On June 27, 2014, the United States magistrate judge issued a Report and Recommendation (“R & R”) (Docket No. 6), recommending that petitioner Paez–Fontana's motion to vacate, set aside or correct his sentence pursuant to 28 U.S.C. § 2255 (Docket No. 1) be denied because the motion was a successive one and the Court lacks jurisdiction to consider it, and because the grounds set forth in the motion are meritless. The parties had until July 16, 2014 to object to the R & R. Petitioner did not file an objection. Therefore, he has waived the right to further review in the district court. Davet, 973 F.2d at 30–31. The United States filed a motion to dismiss on July 2, 2014 (Docket No. 7). It argues in its motion that because petitioner Paez–Fontana did not seek permission from the court of appeals to file his second section 2255 petition, the Court does not have jurisdiction over the subject matter of the motion and must deny it.

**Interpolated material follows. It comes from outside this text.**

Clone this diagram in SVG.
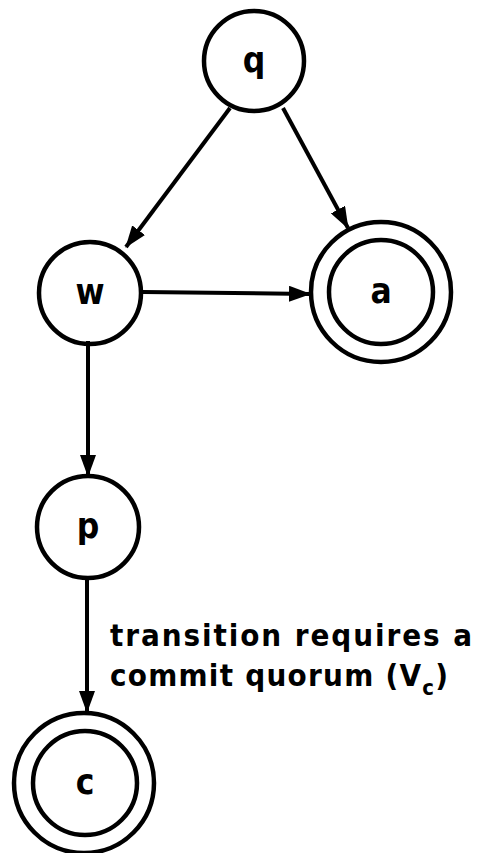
<svg xmlns="http://www.w3.org/2000/svg" width="480" height="853" viewBox="0 0 480 853">
  <style>
    .ring { fill: none; stroke: #000; stroke-width: 4.5; }
    .edge { fill: none; stroke: #000; stroke-width: 4; }
    .lbl { font-family: "DejaVu Sans Condensed", "DejaVu Sans", "Liberation Sans", sans-serif; font-weight: bold; font-size: 35px; fill: #000; text-anchor: middle; }
    .note { font-family: "DejaVu Sans Condensed", "DejaVu Sans", "Liberation Sans", sans-serif; font-weight: bold; font-size: 31px; fill: #000; }
  </style>
  <defs>
    <marker id="arrow" viewBox="0 0 22 16" refX="21" refY="8" markerWidth="22" markerHeight="16" markerUnits="userSpaceOnUse" orient="auto">
      <path d="M0,0 L22,8 L0,16 Z" fill="#000"/>
    </marker>
  </defs>
  <rect width="480" height="853" fill="#fff"/>

  <g id="connectors">
    <line class="edge" x1="230" y1="108" x2="126" y2="247" marker-end="url(#arrow)"/>
    <line class="edge" x1="283" y1="108" x2="348" y2="228" marker-end="url(#arrow)"/>
    <line class="edge" x1="143" y1="292" x2="310" y2="294" marker-end="url(#arrow)"/>
    <line class="edge" x1="88" y1="341" x2="88" y2="476" marker-end="url(#arrow)"/>
    <line class="edge" x1="87" y1="579" x2="87" y2="712" marker-end="url(#arrow)"/>
    <g id="edge-label">
      <text class="note" x="110" y="646" textLength="362" lengthAdjust="spacing">transition requires a</text>
      <text class="note" x="110" y="686" textLength="338" lengthAdjust="spacing">commit quorum (V<tspan font-size="22px" dy="9">c</tspan><tspan dy="-9">)</tspan></text>
    </g>
  </g>

  <g id="node-q">
    <circle class="ring" cx="254" cy="61" r="50"/>
    <text class="lbl" x="254" y="72">q</text>
  </g>
  <g id="node-w">
    <circle class="ring" cx="90" cy="293" r="51"/>
    <text class="lbl" x="90" y="304">w</text>
  </g>
  <g id="node-a">
    <circle class="ring" cx="381" cy="292" r="70"/>
    <circle class="ring" cx="381" cy="292" r="52"/>
    <text class="lbl" x="381" y="303">a</text>
  </g>
  <g id="node-p">
    <circle class="ring" cx="88" cy="527" r="51"/>
    <text class="lbl" x="88" y="538">p</text>
  </g>
  <g id="node-c">
    <circle class="ring" cx="84" cy="783" r="70"/>
    <circle class="ring" cx="85" cy="783" r="52"/>
    <text class="lbl" x="85" y="794">c</text>
  </g>
</svg>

The Court has made an independent examination of the entire record in this case and ADOPTS the magistrate judge's findings and recommendations.

Accordingly, petitioner Paez–Fontana's section 2255 motion is DENIED.

This case is DISMISSED with prejudice.

If petitioner files a notice of appeal, no certificate of appealability shall issue because there is no substantial showing of the denial of a constitutional right. 28 U.S.C. § 2253(c)(2)

Judgment shall be entered accordingly.

IT IS SO ORDERED.

MAGISTRATE JUDGE'S REPORT AND RECOMMENDATION DENYING SECOND MOTION BROUGHT UNDER 28 U.S.C. § 2255

JUSTO ARENAS, United States Magistrate Judge.

I.
A. PROCEDURAL BACKGROUND

Petitioner was indicted on June 8, 2011 in a one-count indictment, along with three other defendants. (Crim. No. 11–0224, Docket No. 15). They are charged in that, from on or about the beginning of 2011 and continuing to on or about June 6, 2011, in the District of Puerto Rico and elsewhere, and within the jurisdiction of this Court, each of the defendants did knowingly and intentionally combine, conspire, and agree with each other and with diverse other persons to the grand jury known and unknown, to commit an offense against the United States, that is: a violation of Title 21, United States Code, Section 841(a)(1) and (b)(1)(A)(iii), namely, possession with intent to distribute (5) kilograms or more of a mixture and/or substance containing a detectable amount of cocaine, a Schedule II Narcotic Drug Controlled Substance. All in violation of Title 21, United States Code, Section 841(a)(1) and (b)(1)(A)(iii). A forfeiture allegation is also included in the indictment.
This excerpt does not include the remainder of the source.